I have never once experienced a WebView app that I would say had “a really good experience.”
It’s because if a webview app experience is good, you don’t notice it, you only notice if it’s bad.
A while ago saw a blog link on HN that explained how Apple uses it everywhere and we never notice it because they are done well. Of course I can’t find that link now, I summon the HN gods…
Maybe this https://blog.jim-nielsen.com/2022/inspecting-web-views-in-ma... and https://news.ycombinator.com/item?id=30648424?
On mobile the webview app experience is crap and it's immediately obvious that an app is not native. Simply nobody asks customers how they like it. The management assumes that as long as nobody complains and the users don't leave in droves, the experience must be impeccable.
> It’s because if a webview app experience is good, you don’t notice it, you only notice if it’s bad.
Aside from Apple’s apps (which imo are noticeably worse than the old ones, but that’s beside the point), what are some good WebView apps on iOS right now?
Somebody scraped the play store and checked the framework, so a list for Android WebView apps, built with capacitor, is here: https://capgo.app/top_capacitor_app/ Maybe an equivalent is there on iOS for the same app...
Is this what you mean? https://news.ycombinator.com/item?id=45250759
(In the context of "Apple has a private CSS property to add Liquid Glass effects to web content")
Yes, thank you!
> It stands to reason that Apple wouldn't have developed this feature [liquid glass css property] if they weren't using it. Where? We have no idea. But they must be using it somewhere. The fact that none of us have noticed exactly where suggests that we're interacting with webviews in our daily use of iOS without ever even realising it.

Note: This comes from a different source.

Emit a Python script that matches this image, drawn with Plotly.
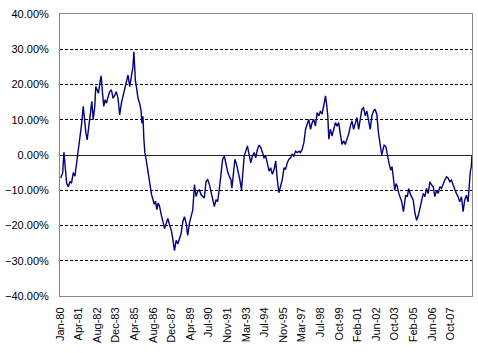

There's some jump from _a property exists_ to _it must be used_, but a massive one from _a property exists_ to _Apple uses it everywhere and we never notice it because they are done well_.
Can you give examples of good webview apps on iOS?
I've done it before on a personal project and I was pretty obsessed with user experience. For example, I changed the way buttons work (because they were natively links with Cordova, which trigger upon tap, not "finger lift", like native buttons). Also, implemented some gestures to e.g. switch between pages (tab-style navigation). While not really in line with system UI (wasn't my goal), I think usability is quite decent.
In case you're interested, the app is named "QuickÖV" - not relevant to anyone outside Switzerland, but just for trying it out: https://play.google.com/store/apps/details?id=com.billhillap...
I made a (hobby) project that utilized this strategy (Flutter + wrapped webview app), and it honestly seems like the way to go for my needs.
Do you use some framework for "WebView app" ? Like Tauri, etc ? Or is everything coded from scratch ?
Works until you need complex native code for things like automatic image capture assisted by a bounding model.
There is no reason you can't do that via web. Image capture in a canvas gives you access to the raw image pixmap data.
What is your app? Would love to try it out to get a feel for the experience.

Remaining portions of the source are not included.